- REQUIRED TASK -
In the records below, find the line containing "Write a Python" and the line containing "import seaborn as sns". Give again exactly those lines and every line between them, omitting the pictures.

========================================

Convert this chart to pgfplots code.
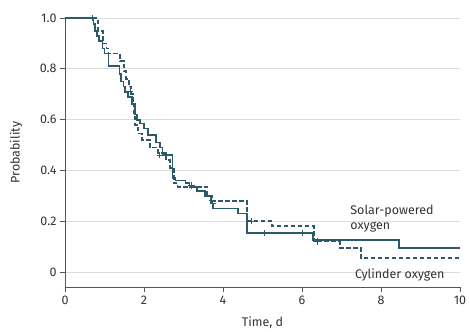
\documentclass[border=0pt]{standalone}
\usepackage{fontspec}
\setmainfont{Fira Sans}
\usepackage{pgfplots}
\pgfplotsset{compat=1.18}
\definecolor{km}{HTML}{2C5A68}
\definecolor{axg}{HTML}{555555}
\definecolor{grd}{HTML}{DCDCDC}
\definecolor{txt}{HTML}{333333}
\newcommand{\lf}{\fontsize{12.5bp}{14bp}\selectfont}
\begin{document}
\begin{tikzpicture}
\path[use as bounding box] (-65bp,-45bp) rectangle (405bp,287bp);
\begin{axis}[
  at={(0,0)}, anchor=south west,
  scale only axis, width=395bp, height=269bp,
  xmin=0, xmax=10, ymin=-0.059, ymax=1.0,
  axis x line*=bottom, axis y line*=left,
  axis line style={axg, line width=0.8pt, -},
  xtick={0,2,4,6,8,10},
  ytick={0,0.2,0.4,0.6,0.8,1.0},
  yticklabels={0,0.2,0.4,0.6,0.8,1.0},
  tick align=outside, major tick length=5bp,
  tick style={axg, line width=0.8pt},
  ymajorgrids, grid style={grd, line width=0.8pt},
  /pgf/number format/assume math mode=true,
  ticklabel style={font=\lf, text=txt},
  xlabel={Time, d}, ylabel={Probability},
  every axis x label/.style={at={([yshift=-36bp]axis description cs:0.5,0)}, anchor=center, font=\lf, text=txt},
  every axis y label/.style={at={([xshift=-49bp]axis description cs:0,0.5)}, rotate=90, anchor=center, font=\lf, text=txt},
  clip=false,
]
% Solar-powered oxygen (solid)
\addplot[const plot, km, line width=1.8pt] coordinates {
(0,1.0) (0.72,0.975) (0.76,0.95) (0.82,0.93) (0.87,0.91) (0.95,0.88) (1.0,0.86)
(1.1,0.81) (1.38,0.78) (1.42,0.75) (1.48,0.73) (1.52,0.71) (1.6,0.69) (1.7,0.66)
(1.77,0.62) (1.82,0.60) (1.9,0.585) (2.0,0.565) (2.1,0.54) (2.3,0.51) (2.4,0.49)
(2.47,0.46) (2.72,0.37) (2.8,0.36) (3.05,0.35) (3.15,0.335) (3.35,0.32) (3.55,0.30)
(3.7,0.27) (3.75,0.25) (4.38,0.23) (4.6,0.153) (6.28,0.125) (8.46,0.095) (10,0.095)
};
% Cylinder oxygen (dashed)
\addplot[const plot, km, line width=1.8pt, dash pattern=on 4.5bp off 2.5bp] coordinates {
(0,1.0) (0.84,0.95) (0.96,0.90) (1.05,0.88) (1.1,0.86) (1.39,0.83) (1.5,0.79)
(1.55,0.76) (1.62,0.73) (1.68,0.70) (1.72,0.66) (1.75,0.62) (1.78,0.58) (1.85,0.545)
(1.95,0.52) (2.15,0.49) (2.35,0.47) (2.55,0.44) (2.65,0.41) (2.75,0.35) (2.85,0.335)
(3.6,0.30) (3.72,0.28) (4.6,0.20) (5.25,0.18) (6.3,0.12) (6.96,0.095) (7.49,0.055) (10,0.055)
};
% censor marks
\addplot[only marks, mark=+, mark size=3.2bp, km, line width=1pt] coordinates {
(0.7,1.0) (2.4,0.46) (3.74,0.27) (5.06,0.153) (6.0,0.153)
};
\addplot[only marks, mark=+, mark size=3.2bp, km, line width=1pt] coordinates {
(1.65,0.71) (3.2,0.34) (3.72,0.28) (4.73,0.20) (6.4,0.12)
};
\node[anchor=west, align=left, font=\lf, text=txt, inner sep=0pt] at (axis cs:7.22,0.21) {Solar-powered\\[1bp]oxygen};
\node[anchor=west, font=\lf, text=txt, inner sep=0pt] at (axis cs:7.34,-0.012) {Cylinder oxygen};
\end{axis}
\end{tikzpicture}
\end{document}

========================================

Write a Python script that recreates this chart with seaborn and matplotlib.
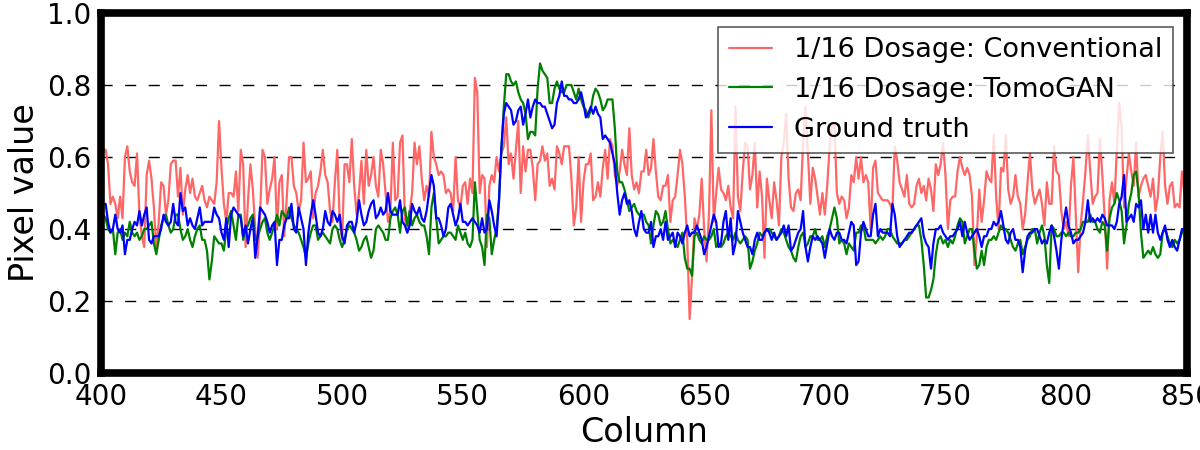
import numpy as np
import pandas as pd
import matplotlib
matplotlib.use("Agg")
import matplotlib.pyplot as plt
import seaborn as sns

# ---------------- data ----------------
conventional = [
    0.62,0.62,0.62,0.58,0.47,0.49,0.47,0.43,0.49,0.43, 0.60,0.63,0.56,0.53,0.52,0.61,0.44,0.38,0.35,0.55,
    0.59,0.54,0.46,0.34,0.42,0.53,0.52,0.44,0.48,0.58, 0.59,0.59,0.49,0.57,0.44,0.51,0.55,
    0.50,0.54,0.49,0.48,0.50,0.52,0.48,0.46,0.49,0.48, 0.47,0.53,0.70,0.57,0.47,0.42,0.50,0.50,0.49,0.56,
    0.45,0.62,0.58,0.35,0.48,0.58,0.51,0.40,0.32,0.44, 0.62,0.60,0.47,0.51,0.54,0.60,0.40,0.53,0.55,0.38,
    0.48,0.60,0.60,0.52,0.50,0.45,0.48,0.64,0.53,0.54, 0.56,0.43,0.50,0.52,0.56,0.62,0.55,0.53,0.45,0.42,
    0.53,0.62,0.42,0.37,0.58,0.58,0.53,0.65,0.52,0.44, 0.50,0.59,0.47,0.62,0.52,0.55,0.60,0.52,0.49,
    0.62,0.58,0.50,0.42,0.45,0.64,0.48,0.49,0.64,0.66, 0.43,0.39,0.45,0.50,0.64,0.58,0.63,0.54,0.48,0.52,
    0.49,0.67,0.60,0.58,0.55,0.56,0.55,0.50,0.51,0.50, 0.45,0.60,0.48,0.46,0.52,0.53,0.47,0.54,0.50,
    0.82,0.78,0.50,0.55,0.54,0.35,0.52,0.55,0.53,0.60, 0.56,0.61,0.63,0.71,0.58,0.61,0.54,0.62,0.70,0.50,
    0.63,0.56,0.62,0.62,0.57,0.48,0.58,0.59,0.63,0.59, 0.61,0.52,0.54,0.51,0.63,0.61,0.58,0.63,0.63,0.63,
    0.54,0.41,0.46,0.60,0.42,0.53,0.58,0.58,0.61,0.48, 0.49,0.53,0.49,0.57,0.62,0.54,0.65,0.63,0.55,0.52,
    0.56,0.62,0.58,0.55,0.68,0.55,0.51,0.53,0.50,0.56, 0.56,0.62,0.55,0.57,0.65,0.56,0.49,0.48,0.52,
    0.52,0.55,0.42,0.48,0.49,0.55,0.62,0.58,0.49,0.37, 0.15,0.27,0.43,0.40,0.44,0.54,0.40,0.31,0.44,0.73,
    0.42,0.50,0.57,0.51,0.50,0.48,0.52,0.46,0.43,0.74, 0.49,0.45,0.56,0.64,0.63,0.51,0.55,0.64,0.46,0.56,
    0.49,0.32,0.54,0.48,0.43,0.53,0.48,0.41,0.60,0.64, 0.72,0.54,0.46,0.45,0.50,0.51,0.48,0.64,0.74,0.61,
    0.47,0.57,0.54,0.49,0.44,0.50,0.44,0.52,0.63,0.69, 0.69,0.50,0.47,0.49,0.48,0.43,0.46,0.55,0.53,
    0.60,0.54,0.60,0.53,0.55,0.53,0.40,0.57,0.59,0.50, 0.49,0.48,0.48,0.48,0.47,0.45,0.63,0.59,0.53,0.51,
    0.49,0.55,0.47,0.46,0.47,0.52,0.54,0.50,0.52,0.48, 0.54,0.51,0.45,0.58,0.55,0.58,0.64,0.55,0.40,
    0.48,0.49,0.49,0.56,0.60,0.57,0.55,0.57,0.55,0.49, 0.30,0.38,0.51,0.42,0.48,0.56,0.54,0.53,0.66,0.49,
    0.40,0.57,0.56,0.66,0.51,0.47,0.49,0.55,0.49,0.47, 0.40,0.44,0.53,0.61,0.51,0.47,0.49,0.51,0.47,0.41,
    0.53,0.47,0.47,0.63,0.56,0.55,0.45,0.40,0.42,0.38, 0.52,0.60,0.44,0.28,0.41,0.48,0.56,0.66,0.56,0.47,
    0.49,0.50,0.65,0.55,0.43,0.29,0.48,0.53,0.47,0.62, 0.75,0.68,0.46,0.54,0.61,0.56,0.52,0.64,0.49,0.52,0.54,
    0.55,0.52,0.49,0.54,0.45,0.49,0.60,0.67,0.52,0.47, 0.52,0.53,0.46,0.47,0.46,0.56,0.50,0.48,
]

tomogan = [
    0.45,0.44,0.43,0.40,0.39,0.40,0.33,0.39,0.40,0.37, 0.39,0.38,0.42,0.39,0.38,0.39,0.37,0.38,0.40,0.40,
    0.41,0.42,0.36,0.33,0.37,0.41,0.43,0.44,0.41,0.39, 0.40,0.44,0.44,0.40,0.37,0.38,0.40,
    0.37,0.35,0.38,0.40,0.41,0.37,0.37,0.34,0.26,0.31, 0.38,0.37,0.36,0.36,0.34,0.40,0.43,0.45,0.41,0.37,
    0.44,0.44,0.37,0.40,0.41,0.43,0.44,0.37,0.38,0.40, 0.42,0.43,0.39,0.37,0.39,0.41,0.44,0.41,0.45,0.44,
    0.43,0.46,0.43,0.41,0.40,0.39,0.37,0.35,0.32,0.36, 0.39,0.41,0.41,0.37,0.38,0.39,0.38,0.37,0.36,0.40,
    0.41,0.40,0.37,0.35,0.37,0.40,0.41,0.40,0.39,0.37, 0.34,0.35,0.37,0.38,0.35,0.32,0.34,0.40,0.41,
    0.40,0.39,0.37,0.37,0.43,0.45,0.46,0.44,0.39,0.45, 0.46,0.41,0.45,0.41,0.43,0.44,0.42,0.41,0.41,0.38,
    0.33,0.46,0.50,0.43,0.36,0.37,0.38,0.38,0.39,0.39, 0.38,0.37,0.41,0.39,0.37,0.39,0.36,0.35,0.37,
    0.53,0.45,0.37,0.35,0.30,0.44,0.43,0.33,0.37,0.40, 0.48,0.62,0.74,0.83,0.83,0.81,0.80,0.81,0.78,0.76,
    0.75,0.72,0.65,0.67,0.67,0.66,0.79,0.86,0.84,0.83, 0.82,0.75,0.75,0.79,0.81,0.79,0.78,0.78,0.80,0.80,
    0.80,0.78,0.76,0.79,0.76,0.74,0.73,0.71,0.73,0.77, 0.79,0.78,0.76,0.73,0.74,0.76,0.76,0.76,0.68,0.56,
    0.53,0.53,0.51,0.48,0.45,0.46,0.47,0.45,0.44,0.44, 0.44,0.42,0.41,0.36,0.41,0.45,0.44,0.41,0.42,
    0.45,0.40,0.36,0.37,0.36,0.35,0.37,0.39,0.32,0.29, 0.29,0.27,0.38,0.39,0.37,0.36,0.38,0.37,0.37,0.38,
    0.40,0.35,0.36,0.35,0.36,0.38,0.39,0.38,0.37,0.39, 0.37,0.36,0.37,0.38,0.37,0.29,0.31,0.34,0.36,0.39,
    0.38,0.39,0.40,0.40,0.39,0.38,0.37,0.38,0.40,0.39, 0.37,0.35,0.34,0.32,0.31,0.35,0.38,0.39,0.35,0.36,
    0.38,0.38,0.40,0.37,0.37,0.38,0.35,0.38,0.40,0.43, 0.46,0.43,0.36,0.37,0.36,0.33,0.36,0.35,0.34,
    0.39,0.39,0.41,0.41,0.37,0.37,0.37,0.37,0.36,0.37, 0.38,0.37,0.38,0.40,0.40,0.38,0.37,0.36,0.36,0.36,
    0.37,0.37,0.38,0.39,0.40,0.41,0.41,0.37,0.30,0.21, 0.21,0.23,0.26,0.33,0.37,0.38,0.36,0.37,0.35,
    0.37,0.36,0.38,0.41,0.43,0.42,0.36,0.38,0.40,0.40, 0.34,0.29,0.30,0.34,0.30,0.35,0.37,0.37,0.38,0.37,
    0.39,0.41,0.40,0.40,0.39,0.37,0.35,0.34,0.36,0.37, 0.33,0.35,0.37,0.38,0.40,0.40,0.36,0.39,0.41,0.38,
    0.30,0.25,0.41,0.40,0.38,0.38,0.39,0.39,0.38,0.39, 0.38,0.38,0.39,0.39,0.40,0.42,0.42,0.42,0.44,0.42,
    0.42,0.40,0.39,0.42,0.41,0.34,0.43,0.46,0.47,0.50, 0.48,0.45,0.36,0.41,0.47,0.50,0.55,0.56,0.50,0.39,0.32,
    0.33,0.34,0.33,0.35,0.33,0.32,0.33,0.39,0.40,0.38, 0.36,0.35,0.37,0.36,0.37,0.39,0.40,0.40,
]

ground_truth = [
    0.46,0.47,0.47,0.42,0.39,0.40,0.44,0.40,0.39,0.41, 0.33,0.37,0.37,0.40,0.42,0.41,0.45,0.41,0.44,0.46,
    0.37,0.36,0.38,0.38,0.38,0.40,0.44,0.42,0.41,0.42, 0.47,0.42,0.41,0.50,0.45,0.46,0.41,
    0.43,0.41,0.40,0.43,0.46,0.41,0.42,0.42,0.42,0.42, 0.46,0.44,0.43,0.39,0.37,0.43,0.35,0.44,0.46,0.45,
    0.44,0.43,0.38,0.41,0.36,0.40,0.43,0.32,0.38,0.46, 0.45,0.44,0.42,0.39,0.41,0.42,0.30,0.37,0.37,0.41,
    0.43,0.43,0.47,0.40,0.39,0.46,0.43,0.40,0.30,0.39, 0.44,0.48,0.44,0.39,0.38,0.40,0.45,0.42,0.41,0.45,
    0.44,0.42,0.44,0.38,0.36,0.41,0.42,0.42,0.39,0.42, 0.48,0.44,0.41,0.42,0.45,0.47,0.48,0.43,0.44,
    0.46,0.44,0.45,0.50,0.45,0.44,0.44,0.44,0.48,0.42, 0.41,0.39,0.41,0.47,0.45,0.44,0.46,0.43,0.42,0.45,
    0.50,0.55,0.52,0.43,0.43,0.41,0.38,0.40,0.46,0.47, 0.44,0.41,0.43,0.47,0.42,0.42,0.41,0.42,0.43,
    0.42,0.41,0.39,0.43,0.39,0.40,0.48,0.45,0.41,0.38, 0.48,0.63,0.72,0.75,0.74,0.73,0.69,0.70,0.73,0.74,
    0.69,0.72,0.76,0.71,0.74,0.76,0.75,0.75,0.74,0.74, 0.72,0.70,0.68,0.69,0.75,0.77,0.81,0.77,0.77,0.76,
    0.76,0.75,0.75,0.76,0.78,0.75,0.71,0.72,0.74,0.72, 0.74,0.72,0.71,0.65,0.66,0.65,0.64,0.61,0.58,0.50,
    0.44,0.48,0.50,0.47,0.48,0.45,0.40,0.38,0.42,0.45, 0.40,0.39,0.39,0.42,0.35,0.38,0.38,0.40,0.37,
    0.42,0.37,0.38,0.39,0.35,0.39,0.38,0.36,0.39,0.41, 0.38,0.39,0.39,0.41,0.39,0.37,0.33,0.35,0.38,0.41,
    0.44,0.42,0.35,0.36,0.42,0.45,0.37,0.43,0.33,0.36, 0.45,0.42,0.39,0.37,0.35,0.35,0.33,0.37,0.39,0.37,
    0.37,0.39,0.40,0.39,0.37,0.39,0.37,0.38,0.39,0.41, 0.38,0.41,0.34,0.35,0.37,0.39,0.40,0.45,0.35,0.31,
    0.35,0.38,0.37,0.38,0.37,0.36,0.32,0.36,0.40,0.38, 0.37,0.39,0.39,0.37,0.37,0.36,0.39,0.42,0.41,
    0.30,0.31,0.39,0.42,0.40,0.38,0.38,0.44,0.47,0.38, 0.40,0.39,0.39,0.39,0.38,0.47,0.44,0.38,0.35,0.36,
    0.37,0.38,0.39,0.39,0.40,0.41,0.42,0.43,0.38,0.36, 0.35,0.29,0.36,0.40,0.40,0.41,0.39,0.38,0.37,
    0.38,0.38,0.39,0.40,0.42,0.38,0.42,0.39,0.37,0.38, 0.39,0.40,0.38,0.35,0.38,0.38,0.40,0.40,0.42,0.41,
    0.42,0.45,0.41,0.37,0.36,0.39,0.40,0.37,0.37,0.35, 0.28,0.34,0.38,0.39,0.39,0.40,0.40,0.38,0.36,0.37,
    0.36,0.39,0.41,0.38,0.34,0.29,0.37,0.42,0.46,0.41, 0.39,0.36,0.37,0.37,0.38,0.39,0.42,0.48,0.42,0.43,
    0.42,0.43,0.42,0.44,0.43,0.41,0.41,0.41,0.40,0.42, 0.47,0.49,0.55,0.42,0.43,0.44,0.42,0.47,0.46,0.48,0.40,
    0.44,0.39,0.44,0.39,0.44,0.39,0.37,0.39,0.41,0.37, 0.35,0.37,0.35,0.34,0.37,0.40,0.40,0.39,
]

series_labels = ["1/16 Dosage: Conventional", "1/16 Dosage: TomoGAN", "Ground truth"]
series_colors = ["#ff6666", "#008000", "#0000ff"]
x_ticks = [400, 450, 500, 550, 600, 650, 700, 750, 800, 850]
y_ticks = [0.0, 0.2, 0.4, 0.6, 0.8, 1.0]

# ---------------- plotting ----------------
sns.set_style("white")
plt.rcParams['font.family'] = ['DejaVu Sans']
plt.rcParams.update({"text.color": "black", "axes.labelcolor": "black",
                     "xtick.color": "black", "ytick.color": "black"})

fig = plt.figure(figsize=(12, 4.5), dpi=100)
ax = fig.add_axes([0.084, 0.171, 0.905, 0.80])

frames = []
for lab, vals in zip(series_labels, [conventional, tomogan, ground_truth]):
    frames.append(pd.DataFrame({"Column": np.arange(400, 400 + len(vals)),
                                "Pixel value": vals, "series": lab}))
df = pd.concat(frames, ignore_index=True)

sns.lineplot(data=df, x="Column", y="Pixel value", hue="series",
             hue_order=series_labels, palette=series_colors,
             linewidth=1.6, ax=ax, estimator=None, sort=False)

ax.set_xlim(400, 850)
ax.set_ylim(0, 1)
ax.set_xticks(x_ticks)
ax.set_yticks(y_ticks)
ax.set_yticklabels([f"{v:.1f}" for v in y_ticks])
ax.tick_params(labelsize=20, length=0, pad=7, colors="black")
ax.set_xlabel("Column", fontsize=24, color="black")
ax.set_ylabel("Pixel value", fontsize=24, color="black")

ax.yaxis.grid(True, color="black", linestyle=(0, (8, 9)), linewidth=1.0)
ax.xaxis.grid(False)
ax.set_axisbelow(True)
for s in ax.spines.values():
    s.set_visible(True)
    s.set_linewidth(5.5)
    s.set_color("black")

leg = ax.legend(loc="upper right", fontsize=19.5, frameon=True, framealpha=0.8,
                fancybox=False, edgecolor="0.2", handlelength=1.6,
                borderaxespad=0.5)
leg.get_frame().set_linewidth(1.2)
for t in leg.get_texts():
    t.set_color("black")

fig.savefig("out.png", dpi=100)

========================================

- RESPONSE -
Write a Python script that recreates this chart with seaborn and matplotlib.
import numpy as np
import pandas as pd
import matplotlib
matplotlib.use("Agg")
import matplotlib.pyplot as plt
import seaborn as sns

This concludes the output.